_Task inputs_
[BEGIN]
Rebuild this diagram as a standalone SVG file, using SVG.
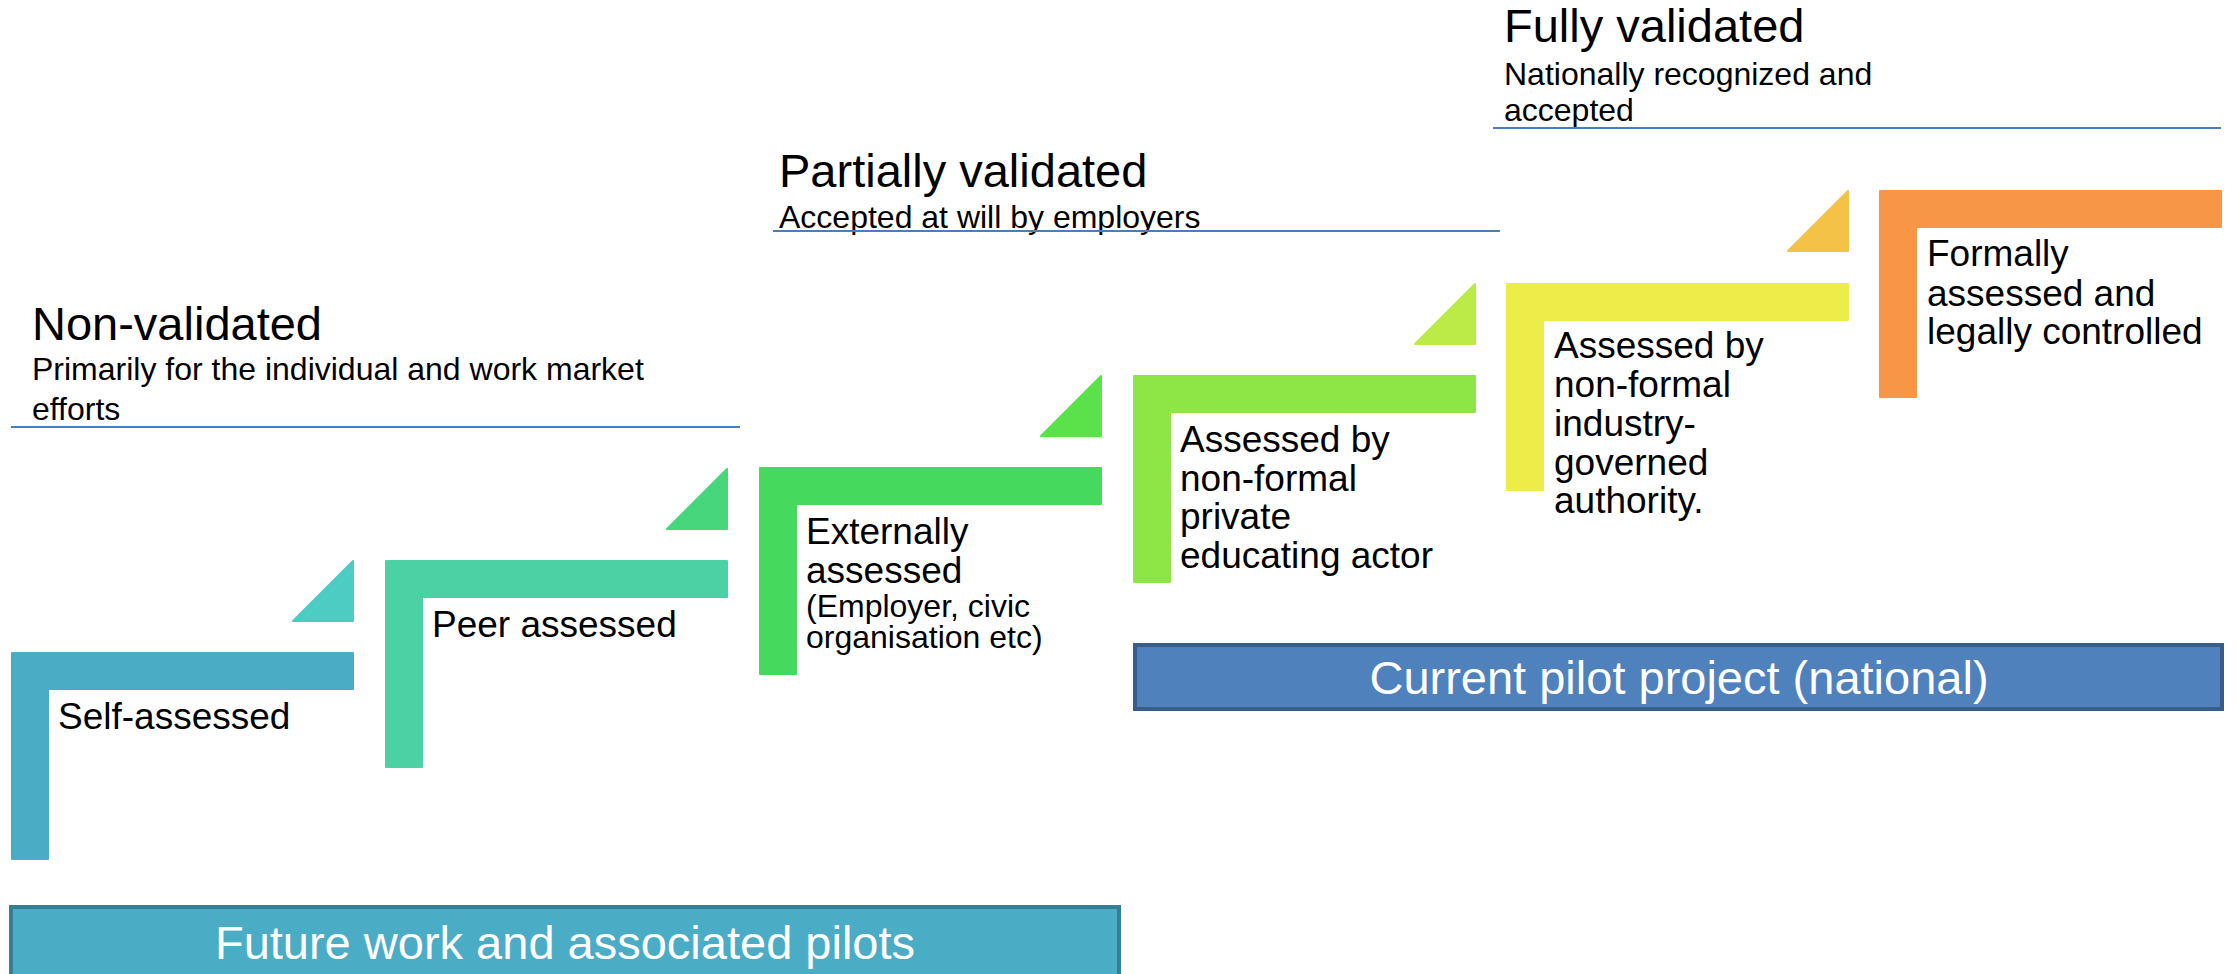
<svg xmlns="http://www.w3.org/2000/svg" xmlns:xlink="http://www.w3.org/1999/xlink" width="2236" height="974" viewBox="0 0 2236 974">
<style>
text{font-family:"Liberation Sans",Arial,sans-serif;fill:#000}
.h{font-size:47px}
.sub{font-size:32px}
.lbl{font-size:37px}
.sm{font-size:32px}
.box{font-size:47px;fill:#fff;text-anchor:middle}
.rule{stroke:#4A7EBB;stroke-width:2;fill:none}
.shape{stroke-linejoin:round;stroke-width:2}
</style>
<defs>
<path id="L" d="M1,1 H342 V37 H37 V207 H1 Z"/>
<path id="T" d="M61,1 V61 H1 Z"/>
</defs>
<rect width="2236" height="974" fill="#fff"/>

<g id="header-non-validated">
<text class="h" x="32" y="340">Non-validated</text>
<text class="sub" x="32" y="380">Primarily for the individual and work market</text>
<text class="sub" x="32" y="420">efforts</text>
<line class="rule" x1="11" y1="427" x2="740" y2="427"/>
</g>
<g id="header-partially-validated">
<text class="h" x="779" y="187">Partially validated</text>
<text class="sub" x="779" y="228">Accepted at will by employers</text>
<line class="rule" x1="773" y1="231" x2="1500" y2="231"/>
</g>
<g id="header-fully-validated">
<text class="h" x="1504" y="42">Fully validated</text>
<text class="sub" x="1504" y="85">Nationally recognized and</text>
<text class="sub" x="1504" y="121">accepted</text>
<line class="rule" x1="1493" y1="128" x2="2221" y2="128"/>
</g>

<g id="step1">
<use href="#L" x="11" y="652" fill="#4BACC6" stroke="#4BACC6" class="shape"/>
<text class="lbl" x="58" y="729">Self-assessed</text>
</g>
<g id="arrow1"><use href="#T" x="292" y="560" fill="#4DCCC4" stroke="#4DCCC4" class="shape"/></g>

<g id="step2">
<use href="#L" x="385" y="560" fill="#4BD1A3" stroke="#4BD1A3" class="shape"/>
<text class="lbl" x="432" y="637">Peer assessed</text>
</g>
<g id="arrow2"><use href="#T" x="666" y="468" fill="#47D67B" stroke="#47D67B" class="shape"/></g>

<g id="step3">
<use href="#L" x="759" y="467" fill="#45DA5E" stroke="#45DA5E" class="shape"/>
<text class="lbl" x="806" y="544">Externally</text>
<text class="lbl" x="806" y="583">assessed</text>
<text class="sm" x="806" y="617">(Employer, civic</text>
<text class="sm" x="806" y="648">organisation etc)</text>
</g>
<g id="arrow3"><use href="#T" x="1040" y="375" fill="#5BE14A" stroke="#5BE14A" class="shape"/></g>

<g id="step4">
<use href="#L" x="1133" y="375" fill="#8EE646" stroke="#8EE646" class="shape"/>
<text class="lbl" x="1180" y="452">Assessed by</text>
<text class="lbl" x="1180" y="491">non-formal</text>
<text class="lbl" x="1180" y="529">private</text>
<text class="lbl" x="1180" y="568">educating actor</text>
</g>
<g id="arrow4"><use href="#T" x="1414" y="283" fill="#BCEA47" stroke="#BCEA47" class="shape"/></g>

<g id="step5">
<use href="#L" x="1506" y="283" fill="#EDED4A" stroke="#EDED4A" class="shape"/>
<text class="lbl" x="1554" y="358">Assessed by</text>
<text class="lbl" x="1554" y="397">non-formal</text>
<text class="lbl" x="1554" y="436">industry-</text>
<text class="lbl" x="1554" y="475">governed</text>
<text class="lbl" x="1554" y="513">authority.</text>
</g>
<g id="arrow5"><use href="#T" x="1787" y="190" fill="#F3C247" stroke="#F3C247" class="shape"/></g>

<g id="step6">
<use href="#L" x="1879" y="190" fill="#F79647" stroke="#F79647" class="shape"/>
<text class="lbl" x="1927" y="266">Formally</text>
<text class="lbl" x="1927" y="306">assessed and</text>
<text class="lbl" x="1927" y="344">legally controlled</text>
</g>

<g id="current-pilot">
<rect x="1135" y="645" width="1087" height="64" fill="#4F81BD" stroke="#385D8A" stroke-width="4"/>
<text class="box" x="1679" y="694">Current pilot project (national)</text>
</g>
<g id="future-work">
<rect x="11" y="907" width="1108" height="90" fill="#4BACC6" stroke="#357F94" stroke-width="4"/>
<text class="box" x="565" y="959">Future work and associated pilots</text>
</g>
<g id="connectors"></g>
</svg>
[END]
[BEGIN]
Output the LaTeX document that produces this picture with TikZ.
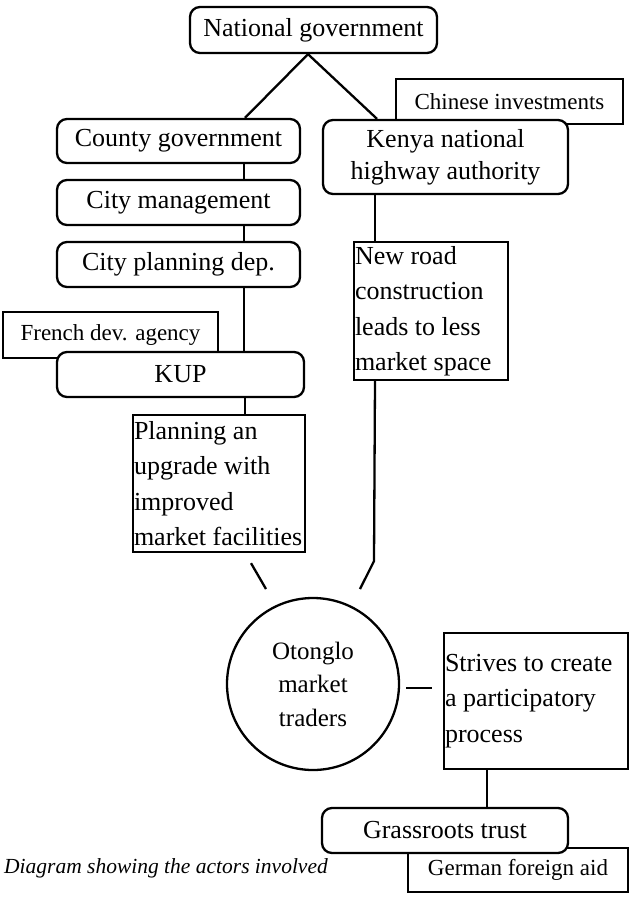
[END]
[BEGIN]
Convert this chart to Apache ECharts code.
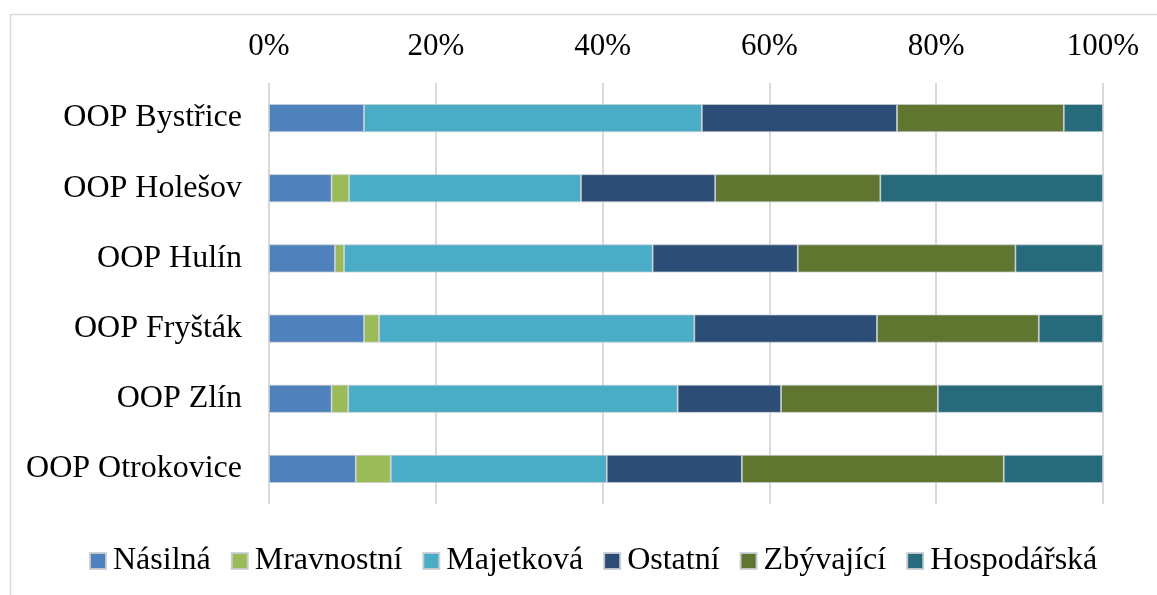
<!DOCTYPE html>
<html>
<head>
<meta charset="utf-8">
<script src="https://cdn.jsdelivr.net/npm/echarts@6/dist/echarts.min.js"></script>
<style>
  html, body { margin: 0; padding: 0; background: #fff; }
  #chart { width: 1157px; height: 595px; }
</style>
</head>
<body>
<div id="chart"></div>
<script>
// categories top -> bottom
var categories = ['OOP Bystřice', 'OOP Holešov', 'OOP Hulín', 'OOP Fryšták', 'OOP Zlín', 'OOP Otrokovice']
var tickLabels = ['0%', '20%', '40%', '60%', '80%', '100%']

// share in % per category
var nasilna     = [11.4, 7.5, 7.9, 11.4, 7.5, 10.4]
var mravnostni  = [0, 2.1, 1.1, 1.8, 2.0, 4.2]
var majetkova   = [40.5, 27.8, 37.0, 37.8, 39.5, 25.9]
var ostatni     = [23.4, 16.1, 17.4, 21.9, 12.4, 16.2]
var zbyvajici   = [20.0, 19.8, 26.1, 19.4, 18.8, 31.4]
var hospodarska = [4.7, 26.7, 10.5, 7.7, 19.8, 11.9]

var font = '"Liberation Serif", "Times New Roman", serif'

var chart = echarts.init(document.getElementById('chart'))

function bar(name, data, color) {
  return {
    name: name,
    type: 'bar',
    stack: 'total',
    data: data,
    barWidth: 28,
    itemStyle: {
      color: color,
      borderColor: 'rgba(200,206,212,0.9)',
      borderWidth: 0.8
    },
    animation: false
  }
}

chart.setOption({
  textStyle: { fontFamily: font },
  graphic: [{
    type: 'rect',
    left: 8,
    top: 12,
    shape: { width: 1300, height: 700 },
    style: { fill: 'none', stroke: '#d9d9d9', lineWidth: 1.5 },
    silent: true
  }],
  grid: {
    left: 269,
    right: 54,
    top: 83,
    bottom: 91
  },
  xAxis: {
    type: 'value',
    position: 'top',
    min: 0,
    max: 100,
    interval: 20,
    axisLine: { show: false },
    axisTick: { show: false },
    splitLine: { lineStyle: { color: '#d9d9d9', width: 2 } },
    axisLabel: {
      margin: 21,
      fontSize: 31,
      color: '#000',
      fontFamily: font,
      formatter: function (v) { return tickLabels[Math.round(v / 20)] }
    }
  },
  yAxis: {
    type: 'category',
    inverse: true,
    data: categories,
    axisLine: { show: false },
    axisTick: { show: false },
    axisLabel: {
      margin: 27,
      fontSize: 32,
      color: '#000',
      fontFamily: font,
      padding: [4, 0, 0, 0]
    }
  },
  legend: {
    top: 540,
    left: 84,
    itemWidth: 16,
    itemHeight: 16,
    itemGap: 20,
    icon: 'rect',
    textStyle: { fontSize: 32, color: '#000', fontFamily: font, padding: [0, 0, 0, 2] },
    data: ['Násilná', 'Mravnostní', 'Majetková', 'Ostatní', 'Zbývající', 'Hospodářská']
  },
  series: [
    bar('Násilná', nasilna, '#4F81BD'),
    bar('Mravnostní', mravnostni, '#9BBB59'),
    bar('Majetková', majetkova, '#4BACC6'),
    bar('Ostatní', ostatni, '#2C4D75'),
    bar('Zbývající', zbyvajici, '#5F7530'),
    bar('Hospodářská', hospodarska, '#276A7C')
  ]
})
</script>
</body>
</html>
[END]
_Instructions for the task_
Show every line where the string "document" appears.

_Response to the task_
Output the LaTeX document that produces this picture with TikZ.
var chart = echarts.init(document.getElementById('chart'))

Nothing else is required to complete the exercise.